Banjul port is typical of the third world, where all trucks go to die.  The road surface was dust soaked in oil that nearly resembled tarmac.  The trucks, used to carry goods from the port around the country, had doors hanging off, whining engines and axles which wobbled under loads they were never designed to carry.  Outside the port was a collection of ramshackle shops selling food and drink to the crowds of men queuing for work in the mornings or hanging around in the hope something might turn up in the searing heat of the afternoons.

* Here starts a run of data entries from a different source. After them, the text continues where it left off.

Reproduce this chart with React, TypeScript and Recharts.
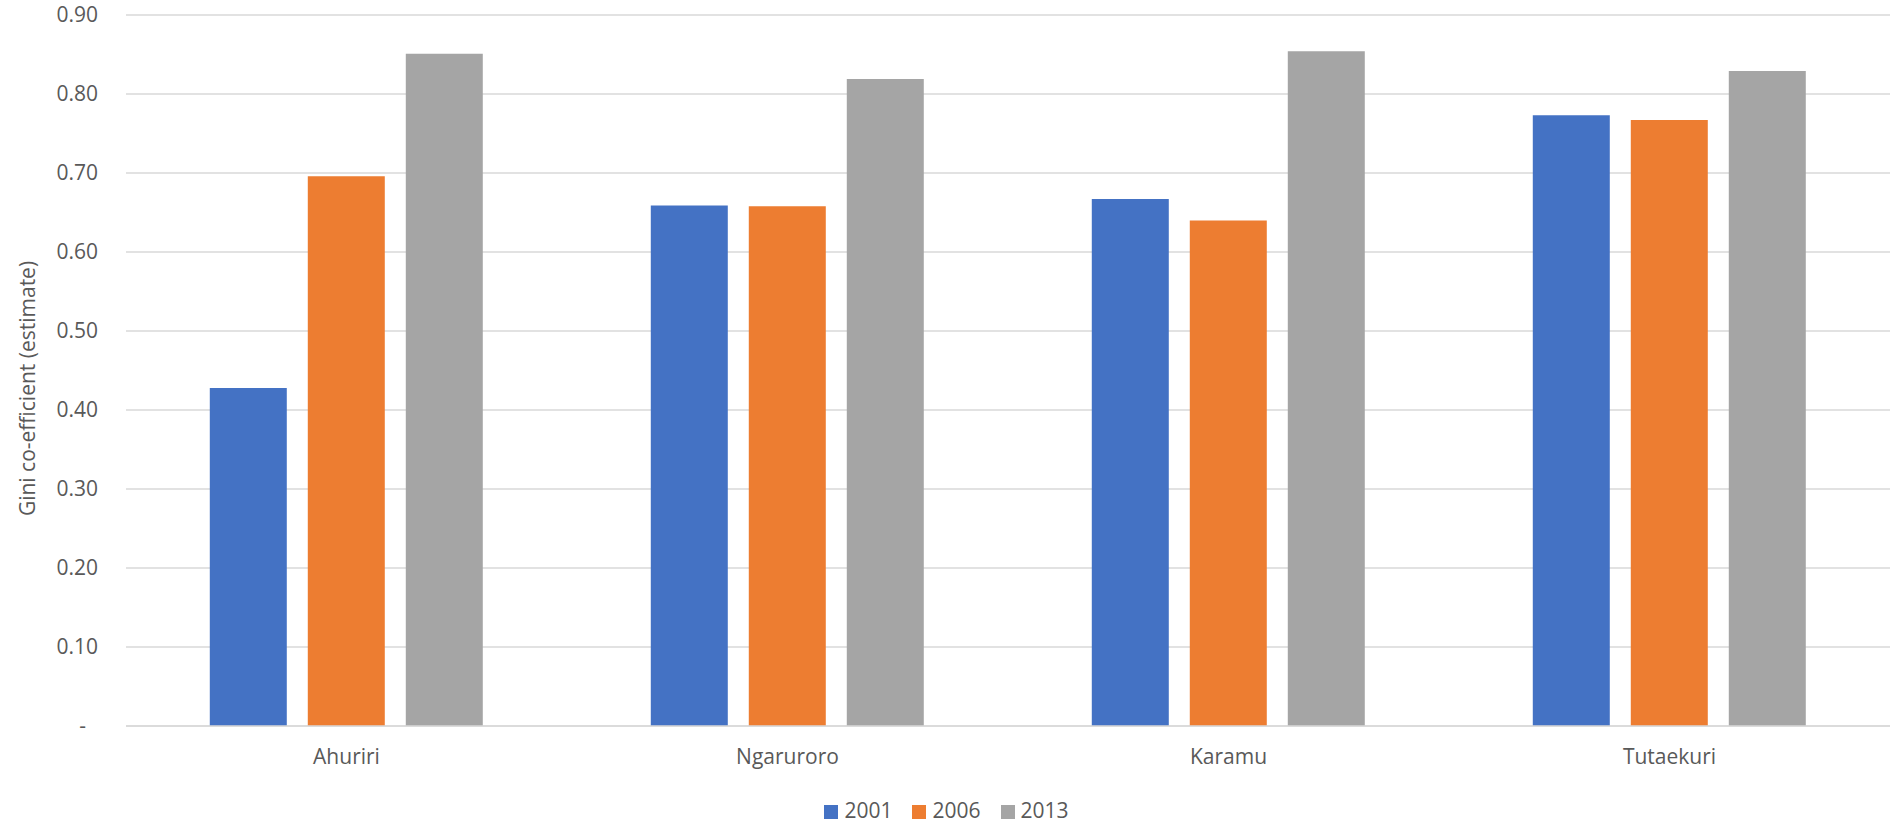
import { BarChart, Bar, XAxis, YAxis, CartesianGrid, Legend, Label } from 'recharts';

const catchments = ['Ahuriri', 'Ngaruroro', 'Karamu', 'Tutaekuri'];
const gini2001 = [0.428, 0.659, 0.667, 0.773];
const gini2006 = [0.696, 0.658, 0.640, 0.767];
const gini2013 = [0.851, 0.819, 0.854, 0.829];
const yTicks = [0, 0.1, 0.2, 0.3, 0.4, 0.5, 0.6, 0.7, 0.8, 0.9];

const FONT = '"Open Sans", sans-serif';
const TEXT = '#595959';

// Excel accounting style: zero shows as a dash
const YTick = ({ x, y, payload }: any) => {
    const v = payload.value as number;
    return (
        <text x={v === 0 ? x - 12 : x} y={y} dy={7} textAnchor="end" fill={TEXT} fontSize={21} fontFamily={FONT}>
            {v === 0 ? '-' : v.toFixed(2)}
        </text>
    );
};

const YTitle = ({ viewBox }: any) => {
    const cx = viewBox.x + 27;
    const cy = viewBox.y + viewBox.height / 2 + 18;
    return (
        <text
            x={cx}
            y={cy}
            transform={`rotate(-90, ${cx}, ${cy})`}
            textAnchor="middle"
            dominantBaseline="central"
            fill={TEXT}
            fontSize={21}
            fontFamily={FONT}
        >
            Gini co-efficient (estimate)
        </text>
    );
};

export default function App() {
    const data = catchments.map((name, i) => ({
        name,
        y2001: gini2001[i],
        y2006: gini2006[i],
        y2013: gini2013[i],
    }));

    return (
        <div style={{ position: 'absolute', left: 0, top: 0, background: '#fff' }}>
            <BarChart
                width={1895}
                height={828}
                data={data}
                margin={{ top: 15, right: 5, left: 0, bottom: 0 }}
                barCategoryGap="19%"
                barGap={21}
            >
                <CartesianGrid vertical={false} stroke="#d9d9d9" strokeWidth={1.5} />
                <XAxis
                    dataKey="name"
                    axisLine={{ stroke: '#d9d9d9', strokeWidth: 1.5 }}
                    tickLine={false}
                    tickMargin={17}
                    height={62}
                    tick={{ fill: TEXT, fontSize: 21, fontFamily: FONT }}
                />
                <YAxis
                    width={126}
                    domain={[0, 0.9]}
                    ticks={yTicks}
                    axisLine={false}
                    tickLine={false}
                    tickMargin={22}
                    tick={<YTick />}
                >
                    <Label content={<YTitle />} />
                </YAxis>
                <Legend
                    verticalAlign="bottom"
                    iconType="square"
                    iconSize={14}
                    wrapperStyle={{ fontSize: 21, fontFamily: FONT, color: TEXT, height: 40, top: 796, left: 9, width: 1895 }}
                    formatter={(value: string) => (
                        <span style={{ color: TEXT, marginLeft: 2, marginRight: 10 }}>{value}</span>
                    )}
                />
                <Bar dataKey="y2001" name="2001" fill="#4472C4" isAnimationActive={false} />
                <Bar dataKey="y2006" name="2006" fill="#ED7D31" isAnimationActive={false} />
                <Bar dataKey="y2013" name="2013" fill="#A5A5A5" isAnimationActive={false} />
            </BarChart>
        </div>
    );
}
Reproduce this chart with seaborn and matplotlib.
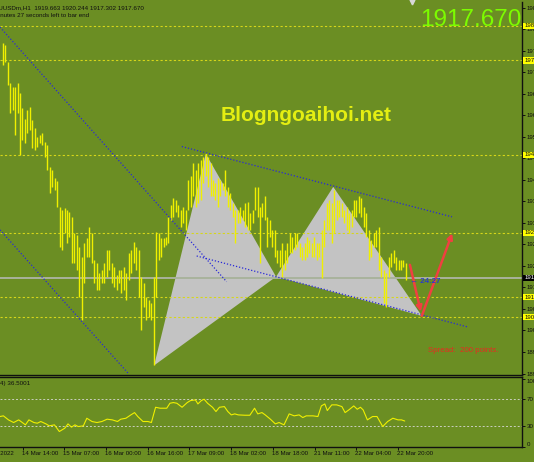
import matplotlib
matplotlib.use("Agg")
import matplotlib.pyplot as plt
import matplotlib.transforms as mtransforms
import seaborn as sns

# XAUUSDm H1 bars (high / low per bar)
bar_high = [
    1978.8, 1978.3, 1974.0, 1968.4, 1967.5, 1967.5, 1968.4, 1965.8, 1961.9, 1959.2,
    1961.4, 1962.3, 1958.8, 1956.6, 1954.5, 1954.9, 1955.3, 1953.2, 1952.3, 1946.7,
    1945.8, 1943.6, 1942.8, 1936.2, 1935.4, 1935.8, 1935.4, 1934.9, 1933.6, 1929.3,
    1928.9, 1925.8, 1923.2, 1926.7, 1928.0, 1931.0, 1929.3, 1922.4, 1921.5, 1918.9,
    1919.8, 1921.5, 1925.0, 1925.0, 1921.5, 1920.6, 1918.4, 1919.8, 1919.8, 1920.6,
    1918.9, 1924.1, 1925.0, 1927.1, 1925.8, 1925.0, 1918.0, 1916.3, 1912.8, 1911.9,
    1911.1, 1918.0, 1929.7, 1929.3, 1928.0, 1928.0, 1928.4, 1933.6, 1936.7, 1938.4,
    1938.0, 1936.7, 1935.4, 1936.2, 1935.4, 1943.2, 1944.1, 1947.5, 1945.8, 1947.5,
    1948.4, 1949.3, 1950.1, 1949.3, 1947.5, 1943.2, 1942.3, 1943.6, 1943.2, 1942.3,
    1945.8, 1941.4, 1939.7, 1937.1, 1935.4, 1935.4, 1936.2, 1935.4, 1937.1, 1937.5,
    1934.5, 1935.4, 1941.4, 1941.4, 1936.2, 1937.1, 1938.9, 1933.6, 1932.8, 1930.2,
    1930.2, 1925.0, 1925.0, 1926.7, 1925.0, 1926.7, 1929.3, 1928.4, 1929.3, 1929.3,
    1926.7, 1925.8, 1926.7, 1928.4, 1927.6, 1926.7, 1928.4, 1926.7, 1926.7, 1930.2,
    1932.8, 1937.1, 1938.0, 1937.1, 1940.6, 1938.0, 1938.0, 1937.1, 1935.4, 1936.2,
    1934.5, 1935.4, 1938.0, 1938.0, 1938.9, 1938.4, 1936.2, 1934.5, 1930.2, 1927.6,
    1929.3, 1930.2, 1931.0, 1923.2, 1919.8, 1918.9, 1923.2, 1924.1, 1925.0, 1923.2,
    1922.4, 1922.4, 1922.4, 1921.5,
]
bar_low = [
    1973.1, 1974.0, 1967.9, 1960.6, 1961.4, 1954.9, 1960.6, 1949.7, 1953.6, 1952.7,
    1955.3, 1956.2, 1951.4, 1951.0, 1951.9, 1952.7, 1952.3, 1949.3, 1945.8, 1939.7,
    1941.4, 1940.6, 1936.2, 1925.8, 1925.0, 1929.3, 1926.7, 1928.4, 1921.5, 1921.5,
    1919.8, 1912.8, 1906.7, 1916.3, 1923.2, 1923.2, 1921.5, 1916.3, 1914.6, 1914.6,
    1916.3, 1916.3, 1918.0, 1919.8, 1916.3, 1915.4, 1914.6, 1916.3, 1913.7, 1914.6,
    1912.0, 1917.1, 1918.9, 1921.5, 1919.8, 1912.8, 1904.1, 1910.2, 1906.7, 1907.6,
    1906.7, 1895.0, 1912.8, 1922.4, 1923.2, 1925.8, 1926.3, 1926.7, 1932.8, 1933.6,
    1934.9, 1933.6, 1931.0, 1931.9, 1930.2, 1935.4, 1936.2, 1938.9, 1936.2, 1937.1,
    1938.0, 1942.3, 1944.1, 1941.4, 1938.9, 1938.9, 1938.0, 1936.2, 1938.9, 1940.6,
    1938.9, 1936.2, 1935.4, 1933.6, 1926.7, 1931.9, 1931.9, 1932.8, 1931.0, 1930.2,
    1930.2, 1931.9, 1935.4, 1933.6, 1921.5, 1933.6, 1932.8, 1925.8, 1928.4, 1925.8,
    1923.2, 1921.5, 1920.6, 1918.0, 1919.8, 1921.5, 1924.1, 1924.1, 1925.0, 1925.8,
    1923.2, 1922.4, 1922.4, 1923.2, 1924.1, 1923.2, 1923.2, 1922.4, 1923.2, 1917.6,
    1925.8, 1930.2, 1930.2, 1926.7, 1929.3, 1932.8, 1933.6, 1933.6, 1931.9, 1930.2,
    1929.3, 1931.0, 1933.6, 1933.6, 1934.5, 1933.6, 1931.0, 1928.4, 1922.4, 1923.2,
    1925.8, 1925.8, 1919.8, 1918.0, 1911.1, 1910.2, 1918.0, 1920.6, 1921.5, 1919.8,
    1919.8, 1919.8, 1920.6, 1917.1,
]
last_price = 1917.67

# RSI(14) polyline vertices (bar index, value)
rsi_x = [
    -1.09, 0.28, 2.34, 4.41, 6.47, 9.2, 10.6, 12.6, 14.0, 15.4, 17.5, 18.8, 20.9,
    22.9, 25.1, 26.4, 27.8, 29.2, 30.5, 32.6, 34.0, 36.1, 38.1, 40.1, 42.2, 44.3,
    46.4, 47.7, 49.8, 51.8, 53.3, 54.6, 56.7, 58.7, 60.1, 61.8, 63.6, 66.3, 67.6,
    69.0, 70.4, 72.5, 74.6, 75.9, 77.9, 78.9, 80.3, 81.4, 82.8, 84.8, 86.2, 87.6,
    89.6, 91.0, 92.4, 93.8, 95.2, 97.9, 99.9, 101.8, 103.1, 104.8, 106.1, 108.2,
    110.2, 111.7, 113.7, 115.8, 117.8, 119.8, 121.3, 122.7, 125.4, 127.4, 128.8,
    130.2, 131.2, 133.0, 135.0, 137.1, 138.4, 139.9, 141.9, 143.3, 144.6, 145.7,
    147.4, 149.5, 151.3, 153.6, 155.6, 157.7, 159.8, 161.2, 162.5,
]
rsi_val = [
    44.6, 45.6, 39.7, 35.8, 39.7, 32.4, 39.7, 35.8, 34.8, 37.3, 33.8, 30.9, 32.4,
    22.6, 27.5, 33.8, 29.0, 32.4, 29.9, 30.9, 42.1, 37.3, 35.8, 37.3, 40.7, 39.7,
    37.3, 40.7, 42.1, 47.0, 50.4, 44.6, 37.3, 37.3, 35.8, 58.2, 56.8, 56.8, 64.1,
    65.1, 64.1, 58.2, 65.1, 68.0, 69.0, 63.1, 68.0, 70.0, 64.1, 58.2, 51.9, 58.2,
    59.2, 51.9, 47.0, 48.5, 47.0, 46.5, 46.5, 56.8, 48.5, 50.4, 47.0, 40.7,
    33.8, 35.8, 32.4, 48.5, 45.6, 47.0, 43.1, 45.6, 45.6, 44.6, 60.2,
    63.1, 53.4, 61.7, 61.7, 59.2, 50.4, 54.3, 60.2, 55.3, 58.2, 54.3,
    39.7, 44.6, 44.6, 29.9, 37.3, 42.1, 39.7, 39.7, 38.0,
]
rsi_now = 36.5001
rsi_levels = [70, 30]
rsi_ticks = [100, 70, 30, 0]

# harmonic pattern X, A, B, C, D
pattern_x = [61.2, 82.1, 110.5, 133.6, 169.4]
pattern_y = [1894.9, 1950.0, 1918.0, 1941.4, 1907.8]

# dotted trend lines: (x0, y0, x1, y1)
trend_lines = [
    (72.4, 1951.9, 181.6, 1933.6),
    (78.4, 1923.4, 188.1, 1904.9),
    (-1.09, 1983.0, 90.5, 1916.7),
    (-1.09, 1930.2, 50.8, 1892.8),
]
# red arrows (from, to)
arrows = [
    ((164.6, 1921.1), (169.0, 1908.9)),
    ((169.4, 1907.8), (181.7, 1929.3)),
]

hlines = [1983.3, 1974.4, 1949.7, 1929.4, 1912.7, 1907.5]
price_ticks = [1988.00, 1982.40, 1976.80, 1971.20, 1965.60, 1960.00, 1954.40,
               1948.80, 1943.20, 1937.60, 1932.00, 1926.40, 1920.80, 1915.20,
               1909.60, 1904.00, 1898.40, 1892.80]

time_pos = [-8.65, 8.2, 24.8, 41.8, 58.7, 75.5, 92.3, 109.3, 126.2, 143.0, 159.8]
time_lbl = ["11 Mar 2022", "14 Mar 14:00", "15 Mar 07:00", "16 Mar 00:00",
            "16 Mar 16:00", "17 Mar 09:00", "18 Mar 02:00", "18 Mar 18:00",
            "21 Mar 11:00", "22 Mar 04:00", "22 Mar 20:00"]

BG = "#6b8e23"
BAR = "#f0f000"
TXT = "#101010"

sns.set_theme(style="white", rc={"axes.facecolor": BG, "figure.facecolor": BG})
plt.rcParams["font.family"] = ["Liberation Sans", "DejaVu Sans"]

W, H = 534, 462
fig = plt.figure(figsize=(W / 100, H / 100), dpi=100, facecolor=BG)


def rect(x0, y0, x1, y1):
    return [x0 / W, 1 - y1 / H, (x1 - x0) / W, (y1 - y0) / H]


ax = fig.add_axes(rect(0, 2, 522, 375))
ax_r = fig.add_axes(rect(0, 377, 522, 447))
for a in (ax, ax_r):
    a.set_facecolor(BG)
    for s in a.spines.values():
        s.set_color("#101010")
        s.set_linewidth(1.0)
    a.spines["left"].set_visible(False)
ax.spines["top"].set_visible(False)

# ---- price panel
xs = pattern_x
ys = pattern_y
ax.fill(xs[:3], ys[:3], color="#c3c3c3", lw=0, zorder=1)
ax.fill(xs[2:], ys[2:], color="#c3c3c3", lw=0, zorder=1)

for lv in hlines:
    ax.axhline(lv, color="#d6d61a", lw=0.8, ls=(0, (2, 2)), zorder=2)
ax.axhline(last_price, color="#a9b39c", lw=1.4, zorder=1.5)

idx = list(range(len(bar_high)))
ax.vlines(idx, bar_low, bar_high, colors=BAR, lw=1.0, zorder=3)

for x0, y0, x1, y1 in trend_lines:
    ax.plot([x0, x1], [y0, y1], color="#2a2ad8", lw=0.9, ls=(0, (1, 1.5)), zorder=4)

for (p0, p1) in arrows:
    ax.annotate("", xy=p1, xytext=p0, zorder=5,
                arrowprops=dict(arrowstyle="-|>", color="#f04040", lw=1.8,
                                mutation_scale=8, shrinkA=0, shrinkB=0))

ax.set_xlim(-1.09, 209.9)
ax.set_ylim(1892.41, 1989.54)
ax.set_xticks([])
ax.yaxis.tick_right()
ax.set_yticks(price_ticks)
ax.set_yticklabels([f"{v:.2f}" for v in price_ticks])
ax.tick_params(axis="y", length=2.2, width=0.7, pad=1.2, labelsize=4.4,
               colors=TXT, right=True)

ymix = mtransforms.blended_transform_factory(ax.transAxes, ax.transData)
for lv in hlines:
    ax.text(1.004, lv, f"{lv:.2f}", transform=ymix, ha="left", va="center",
            fontsize=4.4, color=TXT, clip_on=False,
            bbox=dict(boxstyle="square,pad=0.15", fc="#ffff00", ec="none"))
ax.text(1.004, last_price, f"{last_price:.2f}", transform=ymix, ha="left",
        va="center", fontsize=4.4, color="white", clip_on=False,
        bbox=dict(boxstyle="square,pad=0.15", fc="#000000", ec="none"))

ax.text(0.4228, 0.682, "Blogngoaihoi.net", transform=ax.transAxes, ha="left",
        va="baseline", fontsize=15, fontweight="bold", color="#e4ee12")
ax.text(0.8046, 0.9357, f"{last_price:.3f}", transform=ax.transAxes, ha="left",
        va="baseline", fontsize=17.5, color="#7cfc00")
ax.text(idx[-1] + 1.6, last_price - 1.0, "\u2190 24:27", ha="left", va="center",
        fontsize=5.8, fontweight="bold", color="#2a3cc8", zorder=6)
ax.text(171.8, 1898.8, "Spread:  200 points.", ha="left", va="center",
        fontsize=5.7, color="#e82a20")
ax.plot([idx[-1] + 2.5], [1989.54], marker="v", ms=3.5, color="#d8d8d8",
        clip_on=False)

fig.text(-10 / W, 1 - 9.3 / H,
         "XAUUSDm,H1  1919.663 1920.244 1917.302 1917.670",
         fontsize=4.5, color=TXT, va="baseline")
fig.text(-15 / W, 1 - 17.3 / H, "24 minutes 27 seconds left to bar end",
         fontsize=4.5, color=TXT, va="baseline")

# ---- RSI panel
for lv in rsi_levels:
    ax_r.axhline(lv, color="#c9cfbf", lw=0.7, ls=(0, (2, 2)))
sns.lineplot(x=rsi_x, y=rsi_val, ax=ax_r, color=BAR, lw=0.8)
ax_r.set_xlim(-1.09, 209.9)
ax_r.set_ylim(-0.1, 102.6)
ax_r.yaxis.tick_right()
ax_r.set_yticks(rsi_ticks)
ax_r.set_yticklabels([str(v) for v in rsi_ticks])
ax_r.tick_params(axis="y", length=2.2, width=0.7, pad=1.2, labelsize=4.4,
                 colors=TXT, right=True)
labs = ax_r.get_yticklabels()
labs[0].set_va("top")
labs[-1].set_va("bottom")
ax_r.set_xticks(time_pos[1:])
ax_r.set_xticklabels([])
ax_r.tick_params(axis="x", length=2.2, width=0.7, bottom=True, colors=TXT)
xmix = mtransforms.blended_transform_factory(ax_r.transData, ax_r.transAxes)
for p, t in zip(time_pos, time_lbl):
    ax_r.text(p - 0.4, -0.086, t, transform=xmix, ha="left", va="center",
              fontsize=4.4, color=TXT, clip_on=False)
fig.text(-15.5 / W, 1 - 384.7 / H, f"RSI(14) {rsi_now:.4f}",
         fontsize=4.5, color=TXT, va="baseline")

fig.savefig("out.png", dpi=100, facecolor=BG)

Having cleared through customs and immigration the last hurdle was obtaining a permit to cruise the Gambia River.  The Chief Pilot was unable to find the required paperwork so I had to return the following morning to obtain the permit.  I arrived at his office at 0830 (after the first attempt to flog me a woody), and only then did he start looking for the correct form…  An hour and 22 Euros later I had the permit and we could finally set sail.  While at the harbour office I also bought a chart for the upper reaches of the river.  It is a beautiful chart drawn from surveys carried out in 1941 and earlier (dating back to 1826).  The chart depths are in fathoms, the places are given their old colonial names rather than local names, and land features are intricately drawn. (It made us feel a little more adventurous, going into nearly uncharted waters!)